[begin Exercise data]

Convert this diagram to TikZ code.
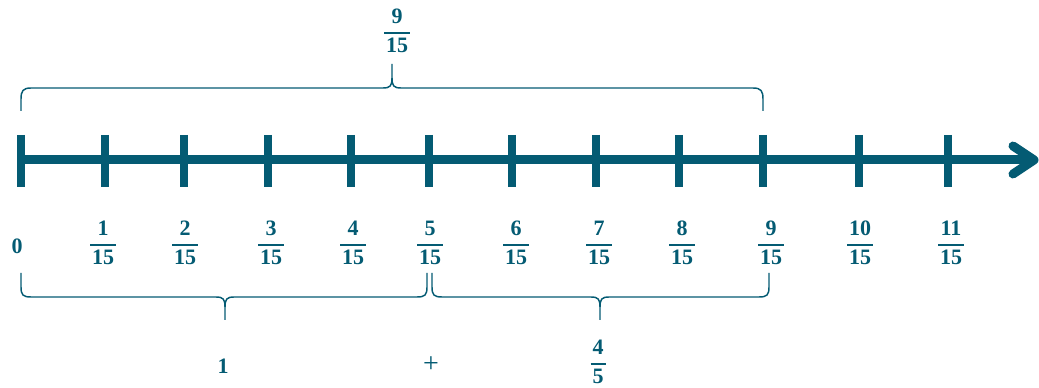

[end Exercise data]
[begin Exercise data]

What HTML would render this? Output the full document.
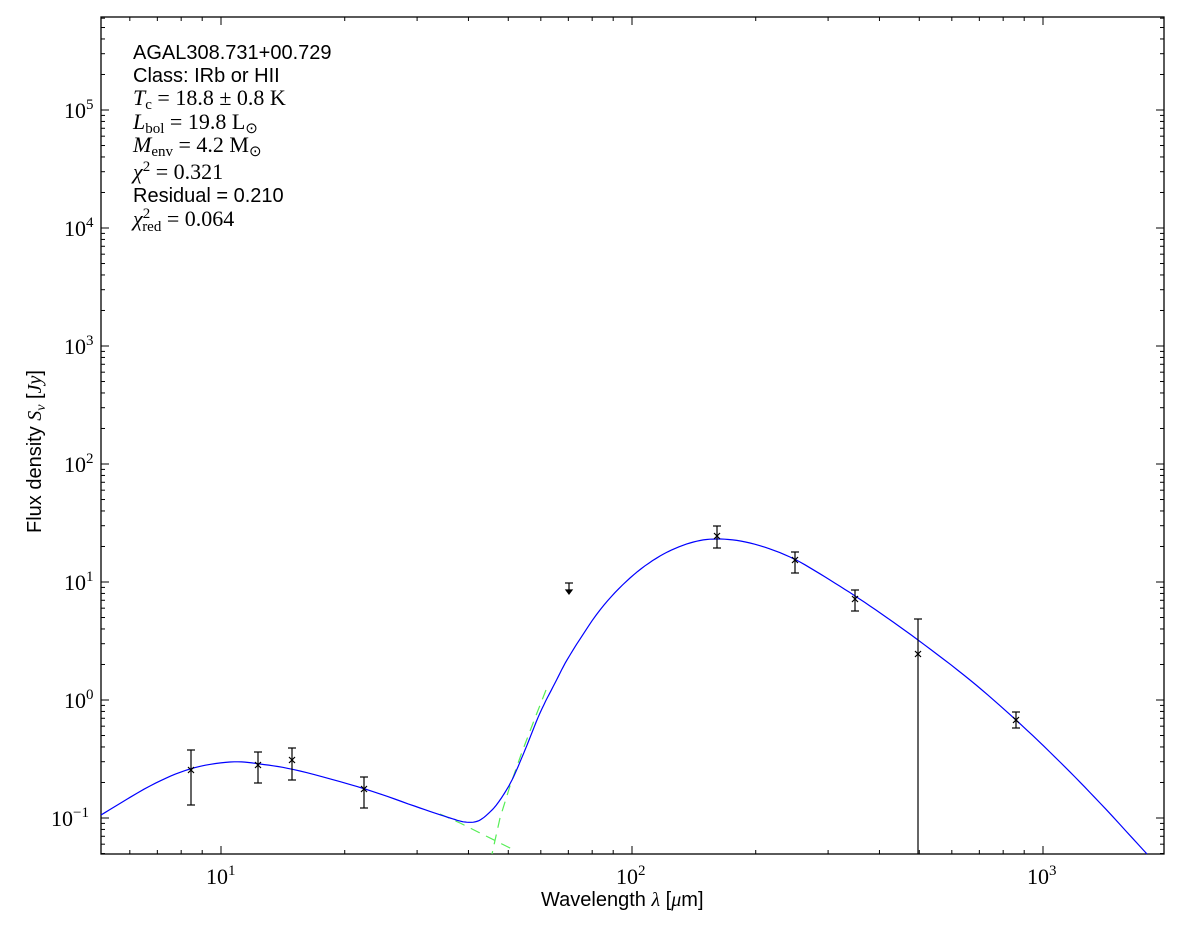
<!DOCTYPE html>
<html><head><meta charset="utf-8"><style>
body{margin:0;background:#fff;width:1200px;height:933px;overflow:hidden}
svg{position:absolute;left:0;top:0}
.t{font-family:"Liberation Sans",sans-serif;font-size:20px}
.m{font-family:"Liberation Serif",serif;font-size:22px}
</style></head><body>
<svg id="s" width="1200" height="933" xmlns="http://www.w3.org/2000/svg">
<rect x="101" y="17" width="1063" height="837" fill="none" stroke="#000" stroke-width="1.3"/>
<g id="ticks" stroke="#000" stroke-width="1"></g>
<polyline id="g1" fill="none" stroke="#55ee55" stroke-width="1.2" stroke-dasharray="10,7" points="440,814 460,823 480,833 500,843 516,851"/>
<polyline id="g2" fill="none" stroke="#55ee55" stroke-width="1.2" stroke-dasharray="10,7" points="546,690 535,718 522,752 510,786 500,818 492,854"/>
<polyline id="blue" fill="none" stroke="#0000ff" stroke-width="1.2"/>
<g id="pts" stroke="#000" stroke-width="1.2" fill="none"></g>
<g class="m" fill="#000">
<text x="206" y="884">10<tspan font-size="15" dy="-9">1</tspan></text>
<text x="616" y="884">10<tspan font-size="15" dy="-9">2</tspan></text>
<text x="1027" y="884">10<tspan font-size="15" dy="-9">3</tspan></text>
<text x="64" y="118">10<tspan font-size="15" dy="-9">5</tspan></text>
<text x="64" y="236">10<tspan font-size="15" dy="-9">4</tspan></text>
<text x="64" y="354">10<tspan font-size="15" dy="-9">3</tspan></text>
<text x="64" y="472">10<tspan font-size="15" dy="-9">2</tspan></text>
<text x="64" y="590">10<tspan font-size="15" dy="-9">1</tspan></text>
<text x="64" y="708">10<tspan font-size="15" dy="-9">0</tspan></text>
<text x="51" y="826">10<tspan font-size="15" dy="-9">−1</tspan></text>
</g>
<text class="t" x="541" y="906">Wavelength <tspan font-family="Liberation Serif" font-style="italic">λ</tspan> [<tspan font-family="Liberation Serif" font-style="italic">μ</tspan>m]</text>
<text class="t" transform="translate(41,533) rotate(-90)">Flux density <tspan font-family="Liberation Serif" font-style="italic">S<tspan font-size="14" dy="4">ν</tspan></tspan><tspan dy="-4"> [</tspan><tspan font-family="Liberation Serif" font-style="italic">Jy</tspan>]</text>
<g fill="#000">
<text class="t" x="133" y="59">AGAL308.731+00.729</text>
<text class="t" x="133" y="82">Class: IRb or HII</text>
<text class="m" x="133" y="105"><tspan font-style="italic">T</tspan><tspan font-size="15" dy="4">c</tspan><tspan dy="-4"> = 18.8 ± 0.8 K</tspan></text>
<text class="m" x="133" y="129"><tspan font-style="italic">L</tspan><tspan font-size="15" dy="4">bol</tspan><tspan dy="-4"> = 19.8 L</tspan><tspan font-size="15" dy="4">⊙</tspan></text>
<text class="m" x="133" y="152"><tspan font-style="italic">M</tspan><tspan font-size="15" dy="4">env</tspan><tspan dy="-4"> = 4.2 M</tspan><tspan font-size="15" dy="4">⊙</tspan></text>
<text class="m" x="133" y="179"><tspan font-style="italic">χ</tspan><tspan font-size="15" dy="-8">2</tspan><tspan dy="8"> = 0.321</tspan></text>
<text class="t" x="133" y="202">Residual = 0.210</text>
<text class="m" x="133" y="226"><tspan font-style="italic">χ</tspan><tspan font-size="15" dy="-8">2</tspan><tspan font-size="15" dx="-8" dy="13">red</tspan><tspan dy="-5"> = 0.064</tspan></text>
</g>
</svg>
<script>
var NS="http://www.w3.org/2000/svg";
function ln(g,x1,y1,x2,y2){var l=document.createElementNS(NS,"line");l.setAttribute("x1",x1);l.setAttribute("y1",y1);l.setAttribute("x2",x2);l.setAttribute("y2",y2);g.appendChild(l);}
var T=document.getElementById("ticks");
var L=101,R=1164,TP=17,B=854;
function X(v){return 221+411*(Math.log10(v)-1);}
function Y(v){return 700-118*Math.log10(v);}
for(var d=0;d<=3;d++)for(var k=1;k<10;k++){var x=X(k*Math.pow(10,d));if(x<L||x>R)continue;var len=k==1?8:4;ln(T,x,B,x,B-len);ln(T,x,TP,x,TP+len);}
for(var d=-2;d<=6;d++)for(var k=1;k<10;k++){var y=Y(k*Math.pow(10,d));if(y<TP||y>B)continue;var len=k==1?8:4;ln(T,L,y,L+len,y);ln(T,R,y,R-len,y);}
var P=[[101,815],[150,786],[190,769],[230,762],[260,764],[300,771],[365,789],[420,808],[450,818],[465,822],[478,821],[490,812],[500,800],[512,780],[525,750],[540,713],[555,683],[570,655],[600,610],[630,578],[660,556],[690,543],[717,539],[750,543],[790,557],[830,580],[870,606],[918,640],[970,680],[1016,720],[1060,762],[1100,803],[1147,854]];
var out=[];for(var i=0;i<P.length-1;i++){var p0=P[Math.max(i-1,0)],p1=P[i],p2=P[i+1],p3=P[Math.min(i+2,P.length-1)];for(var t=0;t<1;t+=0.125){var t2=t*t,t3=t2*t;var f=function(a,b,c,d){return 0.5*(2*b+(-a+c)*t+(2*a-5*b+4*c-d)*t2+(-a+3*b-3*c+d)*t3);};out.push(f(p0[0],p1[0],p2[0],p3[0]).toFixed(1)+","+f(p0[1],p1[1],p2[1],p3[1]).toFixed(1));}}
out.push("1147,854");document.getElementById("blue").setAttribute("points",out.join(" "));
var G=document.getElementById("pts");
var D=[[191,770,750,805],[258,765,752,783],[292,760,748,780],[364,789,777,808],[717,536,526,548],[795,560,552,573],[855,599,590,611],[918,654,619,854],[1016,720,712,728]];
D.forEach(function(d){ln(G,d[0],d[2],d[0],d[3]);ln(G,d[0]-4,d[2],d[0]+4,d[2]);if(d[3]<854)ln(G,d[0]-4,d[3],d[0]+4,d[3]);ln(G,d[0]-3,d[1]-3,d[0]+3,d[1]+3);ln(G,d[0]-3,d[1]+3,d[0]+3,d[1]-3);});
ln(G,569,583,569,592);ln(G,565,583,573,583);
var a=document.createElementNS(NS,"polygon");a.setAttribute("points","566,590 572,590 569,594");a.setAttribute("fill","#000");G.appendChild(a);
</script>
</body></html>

[end Exercise data]

▶ **Challenge**:
Look through the listing above. Pick out each line with "this" and copy it.

▶ **Exercise solution**:
Convert this diagram to TikZ code.
What HTML would render this? Output the full document.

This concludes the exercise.